A South Carolina school district has banned a school resource officer after a video surfaced showing him tossing a student across a classroom floor.

The video shows the officer forcefully pulling the student from the chair and dragging her.

The County Sheriff says the officer was removing a student who was disruptive and refused to leave class. It’s videos like these that the FBI director says is creating anxiety for police officers, but some local law enforcement officials don’t agree.

The Director of the FBI and Chicago’s mayor made some controversial statements saying police officers in the United States fear cell phone videos and second guess themselves over possible scrutiny.

But a retired police officer from our area says the cops he knows don’t feel that way.

Brett Coppins is a retired law enforcement officer. He spent years as a detective for Elkhart Police and now he has his own private investigations business.

“I can tell you right now that 99 percent of these young applicants that come in to be a policeman will tell you the reason why they want to do the job is because they love helping people,” said Coppins.
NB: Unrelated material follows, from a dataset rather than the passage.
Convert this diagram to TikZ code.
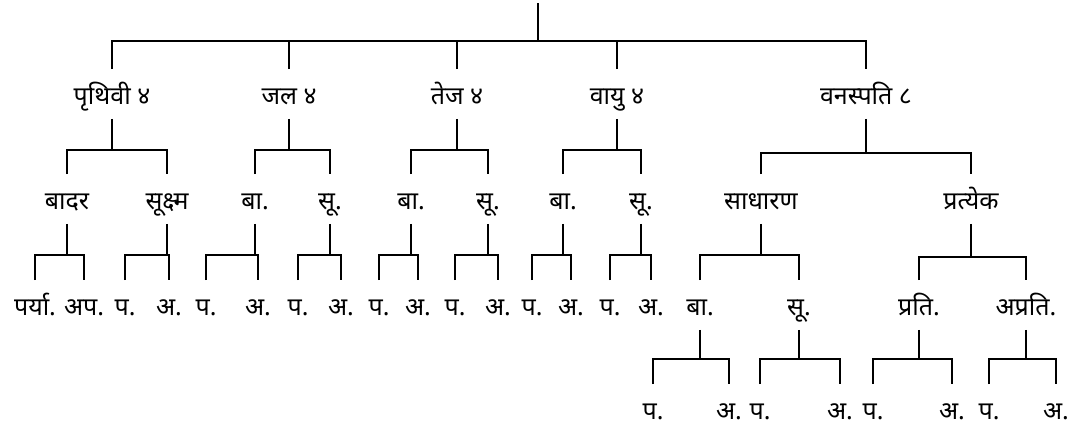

Coppins talks to officers who still work the streets on a daily basis. He says they’re not concerned about cell phone videos and they’re focused on doing their job.

“The average cop that I talk to, they encourage that because a lot of times video tape can be used to clear them of any wrongdoing,” he said.

He says if anything cell phones are a distraction and a dangerous one.

Coppins says it may take an officer a couple seconds to process that someone is pulling out a cell phone and not a gun, but that’s all the time it takes for a suspect to make a move.

“These men and women are not hesitating to do the right thing,” said Coppins. “They’re hesitating to make sure that everything that they do is exactly right so that they don’t lose their jobs.”

Chris Snyder with Elkhart Police says someone videotaping you while you’re trying to do your job can be distracting, but when it’s happened to his department it did not seem to bother the officers.

Larry Bayman’s grandfather was a South Bend detective. He says in some cases the FBI director may be right because every case is different, but he also agrees with Coppins.

“Officers are cautious. They don’t know what’s going on. They don’t know what someone is pulling out of their pocket,” said Bayman.

Coppins admits that there are sometimes bad apples in law enforcement, but the majority are good officers.

Some people argue that if police don’t have anything to hide they should not have a problem with people videotaping them, but officers say sometimes the cell phone videos are edited and don’t show the whole story.